→ **TASK STATEMENT**
Return the material word for word. Do not include pictures.

— START DATA LINES —

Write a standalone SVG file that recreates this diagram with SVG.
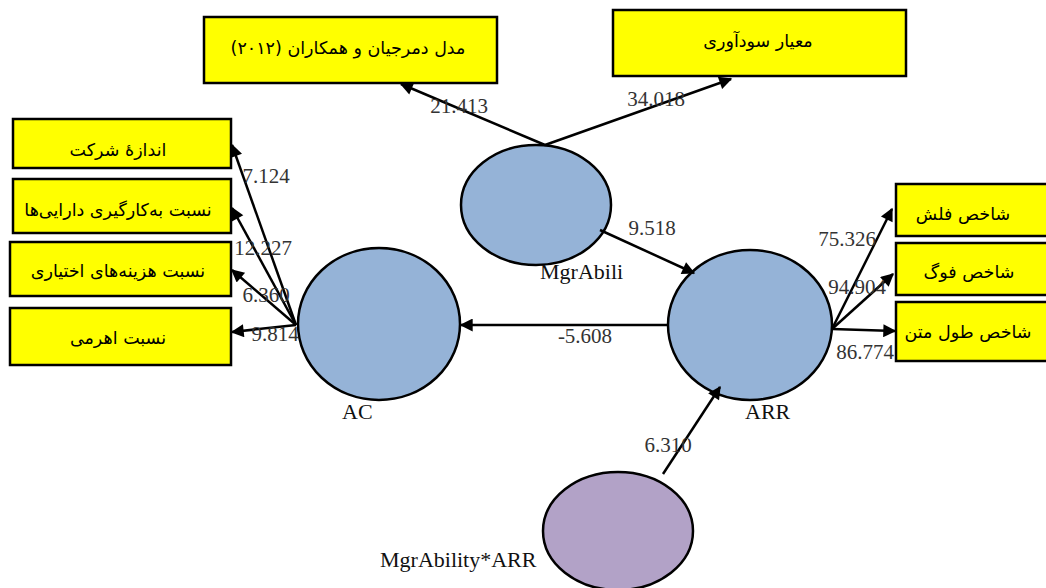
<svg xmlns="http://www.w3.org/2000/svg" width="1046" height="588" viewBox="0 0 1046 588">
<style>
.box{fill:#ffff00;stroke:#000;stroke-width:2.5}
.fa{font-family:"DejaVu Sans","Noto Sans",sans-serif;font-size:17.5px;fill:#000;text-anchor:middle;direction:rtl}
.lat{font-family:"Liberation Serif",serif;font-size:22px;fill:#111}
.num{font-family:"Liberation Serif",serif;font-size:21px;fill:#333;text-anchor:middle}
.ell{stroke:#000;stroke-width:2.5}
.con{stroke:#000;stroke-width:2.5;fill:none;marker-end:url(#ah)}
</style>
<defs>
<marker id="ah" viewBox="0 0 10 10" refX="9" refY="5" markerWidth="6.5" markerHeight="5.2" orient="auto" markerUnits="strokeWidth">
<path d="M0,0 L10,5 L0,10 z" fill="#000"/>
</marker>
</defs>
<rect width="1046" height="588" fill="#fff"/>
<g id="n-demerjian"><rect class="box" x="204" y="17" width="293" height="66"/><text class="fa" x="348" y="54">مدل دمرجیان و همکاران (۲۰۱۲)</text></g>
<g id="n-profit"><rect class="box" x="613" y="10" width="293" height="66"/><text class="fa" x="758" y="47">معیار سودآوری</text></g>
<g id="n-size"><rect class="box" x="13" y="119" width="218" height="49"/><text class="fa" x="118" y="156">اندازهٔ شرکت</text></g>
<g id="n-asset"><rect class="box" x="13" y="179" width="218" height="54"/><text class="fa" x="118" y="216">نسبت به‌کارگیری دارایی‌ها</text></g>
<g id="n-cost"><rect class="box" x="10" y="242" width="221" height="54"/><text class="fa" x="118" y="277">نسبت هزینه‌های اختیاری</text></g>
<g id="n-lev"><rect class="box" x="10" y="308" width="221" height="57"/><text class="fa" x="118" y="344">نسبت اهرمی</text></g>
<g id="n-fog1"><rect class="box" x="896" y="184" width="155" height="52"/><text class="fa" x="963" y="220">شاخص فلش</text></g>
<g id="n-fog2"><rect class="box" x="896" y="243" width="155" height="52"/><text class="fa" x="969" y="278">شاخص فوگ</text></g>
<g id="n-fog3"><rect class="box" x="896" y="302" width="155" height="59"/><text class="fa" x="968" y="338">شاخص طول متن</text></g>
<g id="n-mgrabili"><ellipse class="ell" cx="536" cy="205" rx="75" ry="60" fill="#95b3d7"/><text class="lat" x="540" y="279">MgrAbili</text></g>
<g id="n-ac"><ellipse class="ell" cx="379" cy="324" rx="81" ry="76" fill="#95b3d7"/><text class="lat" x="342" y="419">AC</text></g>
<g id="n-arr"><ellipse class="ell" cx="750" cy="325" rx="82" ry="75" fill="#95b3d7"/><text class="lat" x="745" y="419">ARR</text></g>
<g id="n-mod"><ellipse class="ell" cx="618" cy="531" rx="75" ry="59" fill="#b2a2c7"/><text class="lat" x="380" y="567">MgrAbility*ARR</text></g>
<g id="connectors">
<line class="con" x1="545" y1="145" x2="401" y2="84"/>
<line class="con" x1="545" y1="145" x2="731" y2="79"/>
<line class="con" x1="600" y1="230" x2="694" y2="273"/>
<line class="con" x1="668" y1="325" x2="461" y2="325"/>
<line class="con" x1="663" y1="474" x2="720" y2="387"/>
<line class="con" x1="296" y1="325" x2="232" y2="145"/>
<line class="con" x1="296" y1="325" x2="232" y2="208"/>
<line class="con" x1="296" y1="325" x2="232" y2="270"/>
<line class="con" x1="296" y1="325" x2="232" y2="332"/>
<line class="con" x1="832" y1="329" x2="892" y2="209"/>
<line class="con" x1="832" y1="329" x2="893" y2="274"/>
<line class="con" x1="832" y1="329" x2="895" y2="331"/>
</g>
<g id="labels">
<text class="num" x="459" y="113">21.413</text>
<text class="num" x="656" y="106">34.018</text>
<text class="num" x="652" y="235">9.518</text>
<text class="num" x="585" y="343">-5.608</text>
<text class="num" x="668" y="452">6.310</text>
<text class="num" x="266" y="183">7.124</text>
<text class="num" x="263" y="255">12.227</text>
<text class="num" x="266" y="302">6.360</text>
<text class="num" x="275" y="341">9.814</text>
<text class="num" x="847" y="246">75.326</text>
<text class="num" x="857" y="294">94.904</text>
<text class="num" x="865" y="359">86.774</text>
</g>
</svg>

— END DATA LINES —

→ **ANSWER**
Write a standalone SVG file that recreates this diagram with SVG.
<svg xmlns="http://www.w3.org/2000/svg" width="1046" height="588" viewBox="0 0 1046 588">
<style>
.box{fill:#ffff00;stroke:#000;stroke-width:2.5}
.fa{font-family:"DejaVu Sans","Noto Sans",sans-serif;font-size:17.5px;fill:#000;text-anchor:middle;direction:rtl}
.lat{font-family:"Liberation Serif",serif;font-size:22px;fill:#111}
.num{font-family:"Liberation Serif",serif;font-size:21px;fill:#333;text-anchor:middle}
.ell{stroke:#000;stroke-width:2.5}
.con{stroke:#000;stroke-width:2.5;fill:none;marker-end:url(#ah)}
</style>
<defs>
<marker id="ah" viewBox="0 0 10 10" refX="9" refY="5" markerWidth="6.5" markerHeight="5.2" orient="auto" markerUnits="strokeWidth">
<path d="M0,0 L10,5 L0,10 z" fill="#000"/>
</marker>
</defs>
<rect width="1046" height="588" fill="#fff"/>
<g id="n-demerjian"><rect class="box" x="204" y="17" width="293" height="66"/><text class="fa" x="348" y="54">مدل دمرجیان و همکاران (۲۰۱۲)</text></g>
<g id="n-profit"><rect class="box" x="613" y="10" width="293" height="66"/><text class="fa" x="758" y="47">معیار سودآوری</text></g>
<g id="n-size"><rect class="box" x="13" y="119" width="218" height="49"/><text class="fa" x="118" y="156">اندازهٔ شرکت</text></g>
<g id="n-asset"><rect class="box" x="13" y="179" width="218" height="54"/><text class="fa" x="118" y="216">نسبت به‌کارگیری دارایی‌ها</text></g>
<g id="n-cost"><rect class="box" x="10" y="242" width="221" height="54"/><text class="fa" x="118" y="277">نسبت هزینه‌های اختیاری</text></g>
<g id="n-lev"><rect class="box" x="10" y="308" width="221" height="57"/><text class="fa" x="118" y="344">نسبت اهرمی</text></g>
<g id="n-fog1"><rect class="box" x="896" y="184" width="155" height="52"/><text class="fa" x="963" y="220">شاخص فلش</text></g>
<g id="n-fog2"><rect class="box" x="896" y="243" width="155" height="52"/><text class="fa" x="969" y="278">شاخص فوگ</text></g>
<g id="n-fog3"><rect class="box" x="896" y="302" width="155" height="59"/><text class="fa" x="968" y="338">شاخص طول متن</text></g>
<g id="n-mgrabili"><ellipse class="ell" cx="536" cy="205" rx="75" ry="60" fill="#95b3d7"/><text class="lat" x="540" y="279">MgrAbili</text></g>
<g id="n-ac"><ellipse class="ell" cx="379" cy="324" rx="81" ry="76" fill="#95b3d7"/><text class="lat" x="342" y="419">AC</text></g>
<g id="n-arr"><ellipse class="ell" cx="750" cy="325" rx="82" ry="75" fill="#95b3d7"/><text class="lat" x="745" y="419">ARR</text></g>
<g id="n-mod"><ellipse class="ell" cx="618" cy="531" rx="75" ry="59" fill="#b2a2c7"/><text class="lat" x="380" y="567">MgrAbility*ARR</text></g>
<g id="connectors">
<line class="con" x1="545" y1="145" x2="401" y2="84"/>
<line class="con" x1="545" y1="145" x2="731" y2="79"/>
<line class="con" x1="600" y1="230" x2="694" y2="273"/>
<line class="con" x1="668" y1="325" x2="461" y2="325"/>
<line class="con" x1="663" y1="474" x2="720" y2="387"/>
<line class="con" x1="296" y1="325" x2="232" y2="145"/>
<line class="con" x1="296" y1="325" x2="232" y2="208"/>
<line class="con" x1="296" y1="325" x2="232" y2="270"/>
<line class="con" x1="296" y1="325" x2="232" y2="332"/>
<line class="con" x1="832" y1="329" x2="892" y2="209"/>
<line class="con" x1="832" y1="329" x2="893" y2="274"/>
<line class="con" x1="832" y1="329" x2="895" y2="331"/>
</g>
<g id="labels">
<text class="num" x="459" y="113">21.413</text>
<text class="num" x="656" y="106">34.018</text>
<text class="num" x="652" y="235">9.518</text>
<text class="num" x="585" y="343">-5.608</text>
<text class="num" x="668" y="452">6.310</text>
<text class="num" x="266" y="183">7.124</text>
<text class="num" x="263" y="255">12.227</text>
<text class="num" x="266" y="302">6.360</text>
<text class="num" x="275" y="341">9.814</text>
<text class="num" x="847" y="246">75.326</text>
<text class="num" x="857" y="294">94.904</text>
<text class="num" x="865" y="359">86.774</text>
</g>
</svg>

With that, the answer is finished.